Ferran, professeur des écoles, découvre dans une galerie de Barcelone un autoportrait qui va le fasciner. Très vite, la fascination va tourner à l’obsession, quand il apprend que, très peu de temps après avoir réalisé cette œuvre, le jeune artiste Daniel Gómez Mengual a brutalement perdu la vie dans un accident de voiture.
Cette disparition soudaine, ce portrait qui reste comme la trace d’un absent offrent alors à Ferran la possibilité de s’y voir en reflet. À travers la vie de Daniel qu’il va tenter de reconstituer, il se cherche. À travers la mort de Daniel, son corps déchiqueté dans l’accident, il se découvre lui-même.
Oriol Puig Grau dit de cette pièce qu’elle raconte « L’histoire de quelqu’un qui en jouant à être quelqu’un d’autre va devenir lui-même pour la première fois. ».
Là où d’autres personnages, dans d’autres œuvres, perdent leur personnalité à force d’identification, ici, le jeu du reflet va permettre à Ferran de se révéler à lui-même. La vie rêvée à laquelle était destiné le jeune peintre, et telle qu’elle est fantasmée par Ferran, et l’écart avec sa propre vie, donnent lieu à des questionnements sur l’identité, le désir, les blessures profondes de chacun. L’exploration par Ferran de la vie du peintre, comme objet de son obsession, devient pour l’auteur l’exploration de ce qui fait une personne, de ce qui construit ou modifie son regard sur le monde et sur elle-même.
La pièce est écrite dans une forme monologuée. Il n’y a pas de découpage marqué. La seule didascalie, initiale, nous indique seulement qu’il n’y a qu’un interprète d’une trentaine d’années. C’est lui-même qui prendra en charge les propos des autres personnages, que leurs interventions soient réelles ou fantasmées.
Dès les premières phrases, le lecteur/spectateur est pris dans un souffle : les pensées et gestes de son personnage. Absolument factuels, ils sont comme une machine qui avance sans relâche. Tout ce qui fait sa vie, à partir du moment où il voit l’autoportrait pour la première fois, défile devant nous.
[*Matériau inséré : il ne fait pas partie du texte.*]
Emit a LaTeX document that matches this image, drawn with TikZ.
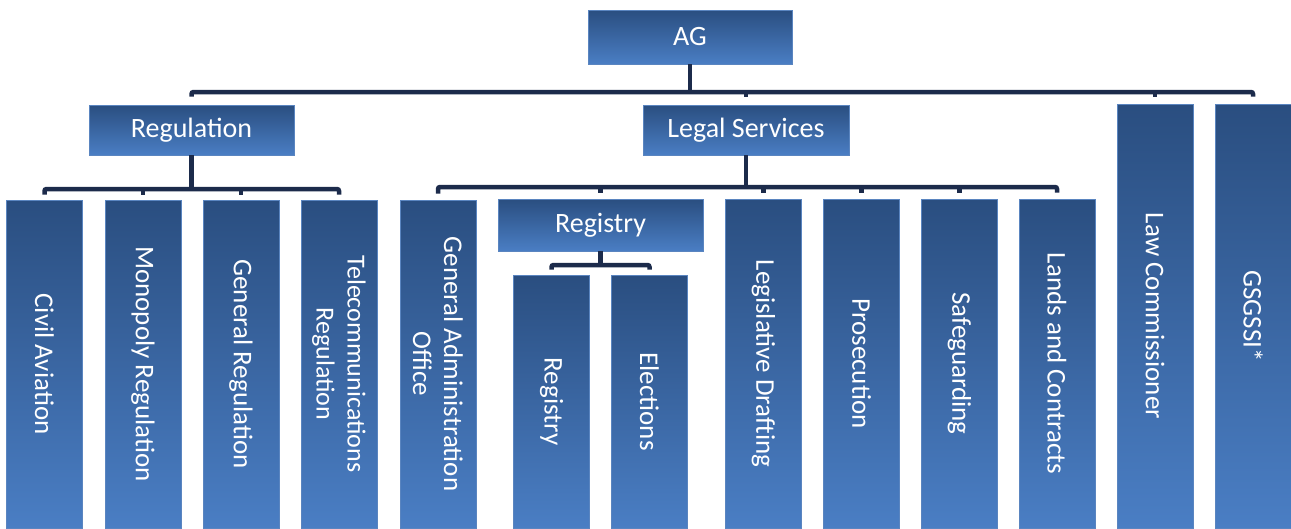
\documentclass[tikz,border=0pt]{standalone}
\usepackage{fontspec}
\setmainfont{Carlito}
\usetikzlibrary{calc}
\definecolor{boxtop}{HTML}{2A4E80}
\definecolor{boxbot}{HTML}{4A7EC4}
\definecolor{wirec}{HTML}{1C2B4B}
\definecolor{edgec}{HTML}{5A85C0}
\tikzset{
  hbox/.style={draw=edgec, line width=0.6pt, top color=boxtop, bottom color=boxbot,
    text=white, inner sep=0pt, minimum height=50pt, minimum width=205pt,
    font=\fontsize{28}{33}\selectfont},
  vbox/.style={draw=edgec, line width=0.6pt, top color=boxtop, bottom color=boxbot,
    inner sep=0pt, minimum width=76pt},
  vtext/.style={rotate=-90, text=white, align=center, inner sep=0pt,
    font=\fontsize{27}{31}\selectfont},
  wire/.style={draw=wirec, line width=4.5pt},
  endwire/.style={wire, rounded corners=2pt}
}
\begin{document}
\begin{tikzpicture}[x=1pt, y=-1pt]
\useasboundingbox (0,0) rectangle (1291,528);
\fill[white] (0,0) rectangle (1291,528);

% headers
\node[hbox, minimum width=204pt, minimum height=54pt] (ag) at (690,37) {AG};
\node[hbox] (reg) at (191.5,130) {Regulation};
\node[hbox, minimum width=206pt] (legal) at (746,130) {Legal Services};
\node[hbox, minimum height=52pt] (rhdr) at (600.5,225) {Registry};

% regulation children (y 200..528)
\node[vbox, minimum height=328pt, label={[vtext]center:Civil Aviation}] (civ) at (44.5,364) {};
\node[vbox, minimum height=328pt, label={[vtext]center:Monopoly Regulation}] (mono) at (143,364) {};
\node[vbox, minimum height=328pt, label={[vtext]center:General Regulation}] (genr) at (241,364) {};
\node[vbox, minimum height=328pt, label={[vtext, font=\fontsize{26}{31}\selectfont]center:Telecommunications\\Regulation}] (tel) at (339,364) {};

% legal services children
\node[vbox, minimum height=328pt, label={[vtext]center:General Administration\\Office}] (gao) at (438,364) {};
\node[vbox, minimum height=253pt, label={[vtext]center:Registry}] (regc) at (551.5,401.5) {};
\node[vbox, minimum height=253pt, label={[vtext]center:Elections}] (elec) at (649.5,401.5) {};
\node[vbox, minimum height=329pt, label={[vtext]center:Legislative Drafting}] (ld) at (763.5,363.5) {};
\node[vbox, minimum height=329pt, label={[vtext]center:Prosecution}] (pros) at (861.5,363.5) {};
\node[vbox, minimum height=329pt, label={[vtext]center:Safeguarding}] (safe) at (959.5,363.5) {};
\node[vbox, minimum height=329pt, label={[vtext]center:Lands and Contracts}] (lands) at (1057,363.5) {};

% direct reports
\node[vbox, minimum height=424pt, label={[vtext]center:Law Commissioner}] (lc) at (1155,316) {};
\node[vbox, minimum height=424pt, label={[vtext]center:GSGSSI*}] (gs) at (1253,316) {};

% connectors: AG level
\coordinate (topbar) at (0,92);
\draw[wire] (ag.south) -- (ag.south |- topbar);
\draw[endwire] ($(reg.north)+(0,-8)$) -- (reg.north |- topbar) -- (gs.north |- topbar) -- ($(gs.north)+(0,-7)$);
\draw[wire] (legal.north |- topbar) -- ($(legal.north)+(0,-8)$);
\draw[wire] (lc.north |- topbar) -- ($(lc.north)+(0,-7)$);

% regulation level
\coordinate (regbar) at (0,189);
\draw[wire] (reg.south) -- (reg.south |- regbar);
\draw[endwire] ($(civ.north)+(0,-5)$) -- (civ.north |- regbar) -- (tel.north |- regbar) -- ($(tel.north)+(0,-5)$);
\draw[wire] (mono.north |- regbar) -- ($(mono.north)+(0,-5)$);
\draw[wire] (genr.north |- regbar) -- ($(genr.north)+(0,-5)$);

% legal services level
\coordinate (legbar) at (0,187);
\draw[wire] (legal.south) -- (legal.south |- legbar);
\draw[endwire] ($(gao.north)+(0,-6)$) -- (gao.north |- legbar) -- (lands.north |- legbar) -- ($(lands.north)+(0,-6)$);
\draw[wire] (rhdr.north |- legbar) -- ($(rhdr.north)+(0,-6)$);
\draw[wire] (ld.north |- legbar) -- ($(ld.north)+(0,-6)$);
\draw[wire] (pros.north |- legbar) -- ($(pros.north)+(0,-6)$);
\draw[wire] (safe.north |- legbar) -- ($(safe.north)+(0,-6)$);

% registry level
\coordinate (rbar) at (0,265);
\draw[wire] (rhdr.south) -- (rhdr.south |- rbar);
\draw[endwire] ($(regc.north)+(0,-5)$) -- (regc.north |- rbar) -- (elec.north |- rbar) -- ($(elec.north)+(0,-5)$);
\end{tikzpicture}
\end{document}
Nous sommes au présent de ce qu’il vit et de ce qui le traverse, autant dans ses rituels quotidiens que dans tout ce qui peu à peu va venir interférer dans cette routine.
La force du récit réside aussi dans le contraste entre la subjectivité, puisque nous n’avons jamais accès à autre chose que ce que Ferran choisit de nous dire, comme une sorte de caméra embarquée, et, d’un autre côté, la neutralité avec laquelle il semble se considérer lui-même, et notamment son corps, comme s’il en était spectateur. Nous sommes avec lui à la fois dedans et dehors. Nous glissons avec lui de la réalité au fantasme grâce à la souplesse de l’écriture d’Oriol Puig Grau qui parvient à fondre les instants les uns dans les autres. Tout comme les vies de Ferran et de Daniel se fondent par moment.
La pièce a été écrite en 2024, dans le cadre des Residencias Dramáticas du Centro Dramático Nacional. Oriol Puig Grau a également reçu le soutien de La Chartreuse.
Elle a été créée en octobre 2025 au Centro Dramático Nacional, à Madrid, dans une mise en scène de l’auteur.